Transcribe the full listing exactly, and drop every picture.
— Start of INFORMATION SUPPLIED —
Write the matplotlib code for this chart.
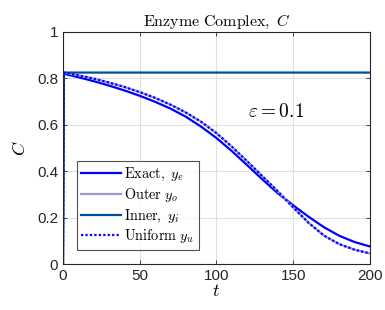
import matplotlib
matplotlib.use("Agg")
import matplotlib.pyplot as plt

plt.rcParams['mathtext.fontset'] = 'cm'
plt.rcParams['font.family'] = ['Liberation Sans', 'DejaVu Sans']

# Exact solution (solid)
t_exact = [0, 0.5, 10, 20, 30, 40, 50, 60, 70, 80, 90, 100, 110, 120, 130, 140,
           150, 160, 170, 180, 190, 200]
c_exact = [0, 0.820, 0.805, 0.788, 0.769, 0.748, 0.725, 0.699, 0.670, 0.635, 0.592,
           0.543, 0.487, 0.426, 0.364, 0.305, 0.253, 0.204, 0.159, 0.122, 0.095, 0.076]

# Outer solution
t_outer = [0, 10, 20, 30, 40, 50, 60, 70, 80, 90, 100, 110, 120, 130, 140,
           150, 160, 170, 180, 190, 200]
c_outer = [0.825, 0.813, 0.799, 0.782, 0.763, 0.741, 0.716, 0.687, 0.653, 0.613,
           0.564, 0.506, 0.443, 0.378, 0.313, 0.244, 0.178, 0.123, 0.086, 0.062, 0.046]

# Inner solution
t_inner = [0, 0.5, 200]
c_inner = [0, 0.825, 0.825]

# Uniform solution
t_unif = [0, 0.5] + t_outer[1:]
c_unif = [0, 0.825] + c_outer[1:]

fig = plt.figure(figsize=(3.85, 3.10), dpi=100)
ax = fig.add_axes([0.1636, 0.148, 0.7974, 0.749])

ax.plot(t_exact, c_exact, color=(0, 0, 1), lw=1.6, label=r'$\mathrm{Exact,}\ y_e$')
ax.plot(t_outer, c_outer, color=(0.6, 0.6, 0.85), lw=1.6, label=r'$\mathrm{Outer}\ y_o$')
ax.plot(t_inner, c_inner, color=(0.0, 0.3, 0.6), lw=1.6, label=r'$\mathrm{Inner,}\ y_i$')
ax.plot(t_unif, c_unif, color=(0, 0, 1), lw=1.6, ls=(0, (1, 1)), label=r'$\mathrm{Uniform}\ y_u$')

ax.set_xlim(0, 200)
ax.set_ylim(0, 1)
ax.set_xticks([0, 50, 100, 150, 200])
ax.set_yticks([0, 0.2, 0.4, 0.6, 0.8, 1])
ax.set_yticklabels(['0', '0.2', '0.4', '0.6', '0.8', '1'])
ax.tick_params(direction='in', top=True, right=True, labelsize=11, length=3, width=0.6,
               labelcolor='#262626', color='#262626')
ax.grid(True, color='#e0e0e0', lw=0.8)
ax.set_axisbelow(True)
for s in ax.spines.values():
    s.set_linewidth(0.8)
    s.set_color('#262626')

ax.set_title(r'$\mathrm{Enzyme\ Complex,}\ C$', fontsize=11.5, pad=4)
ax.set_xlabel(r'$t$', fontsize=13, labelpad=0)
ax.set_ylabel(r'$C$', fontsize=13, labelpad=6)
ax.text(139, 0.657, r'$\varepsilon = 0.1$', fontsize=14, ha='center', va='center')

leg = ax.legend(loc='lower left', bbox_to_anchor=(0.045, 0.062), fontsize=10.3,
                frameon=True, fancybox=False, handlelength=2.8, handletextpad=0.2,
                borderpad=0.3, labelspacing=0.2, borderaxespad=0)
leg.get_frame().set_edgecolor('#262626')
leg.get_frame().set_linewidth(0.8)

fig.savefig('out.png', dpi=100)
— End of INFORMATION SUPPLIED —
_SOLUTION TO THIS EXERCISE_
Write the matplotlib code for this chart.
import matplotlib
matplotlib.use("Agg")
import matplotlib.pyplot as plt

plt.rcParams['mathtext.fontset'] = 'cm'
plt.rcParams['font.family'] = ['Liberation Sans', 'DejaVu Sans']

# Exact solution (solid)
t_exact = [0, 0.5, 10, 20, 30, 40, 50, 60, 70, 80, 90, 100, 110, 120, 130, 140,
           150, 160, 170, 180, 190, 200]
c_exact = [0, 0.820, 0.805, 0.788, 0.769, 0.748, 0.725, 0.699, 0.670, 0.635, 0.592,
           0.543, 0.487, 0.426, 0.364, 0.305, 0.253, 0.204, 0.159, 0.122, 0.095, 0.076]

# Outer solution
t_outer = [0, 10, 20, 30, 40, 50, 60, 70, 80, 90, 100, 110, 120, 130, 140,
           150, 160, 170, 180, 190, 200]
c_outer = [0.825, 0.813, 0.799, 0.782, 0.763, 0.741, 0.716, 0.687, 0.653, 0.613,
           0.564, 0.506, 0.443, 0.378, 0.313, 0.244, 0.178, 0.123, 0.086, 0.062, 0.046]

# Inner solution
t_inner = [0, 0.5, 200]
c_inner = [0, 0.825, 0.825]

# Uniform solution
t_unif = [0, 0.5] + t_outer[1:]
c_unif = [0, 0.825] + c_outer[1:]

fig = plt.figure(figsize=(3.85, 3.10), dpi=100)
ax = fig.add_axes([0.1636, 0.148, 0.7974, 0.749])

ax.plot(t_exact, c_exact, color=(0, 0, 1), lw=1.6, label=r'$\mathrm{Exact,}\ y_e$')
ax.plot(t_outer, c_outer, color=(0.6, 0.6, 0.85), lw=1.6, label=r'$\mathrm{Outer}\ y_o$')
ax.plot(t_inner, c_inner, color=(0.0, 0.3, 0.6), lw=1.6, label=r'$\mathrm{Inner,}\ y_i$')
ax.plot(t_unif, c_unif, color=(0, 0, 1), lw=1.6, ls=(0, (1, 1)), label=r'$\mathrm{Uniform}\ y_u$')

ax.set_xlim(0, 200)
ax.set_ylim(0, 1)
ax.set_xticks([0, 50, 100, 150, 200])
ax.set_yticks([0, 0.2, 0.4, 0.6, 0.8, 1])
ax.set_yticklabels(['0', '0.2', '0.4', '0.6', '0.8', '1'])
ax.tick_params(direction='in', top=True, right=True, labelsize=11, length=3, width=0.6,
               labelcolor='#262626', color='#262626')
ax.grid(True, color='#e0e0e0', lw=0.8)
ax.set_axisbelow(True)
for s in ax.spines.values():
    s.set_linewidth(0.8)
    s.set_color('#262626')

ax.set_title(r'$\mathrm{Enzyme\ Complex,}\ C$', fontsize=11.5, pad=4)
ax.set_xlabel(r'$t$', fontsize=13, labelpad=0)
ax.set_ylabel(r'$C$', fontsize=13, labelpad=6)
ax.text(139, 0.657, r'$\varepsilon = 0.1$', fontsize=14, ha='center', va='center')

leg = ax.legend(loc='lower left', bbox_to_anchor=(0.045, 0.062), fontsize=10.3,
                frameon=True, fancybox=False, handlelength=2.8, handletextpad=0.2,
                borderpad=0.3, labelspacing=0.2, borderaxespad=0)
leg.get_frame().set_edgecolor('#262626')
leg.get_frame().set_linewidth(0.8)

fig.savefig('out.png', dpi=100)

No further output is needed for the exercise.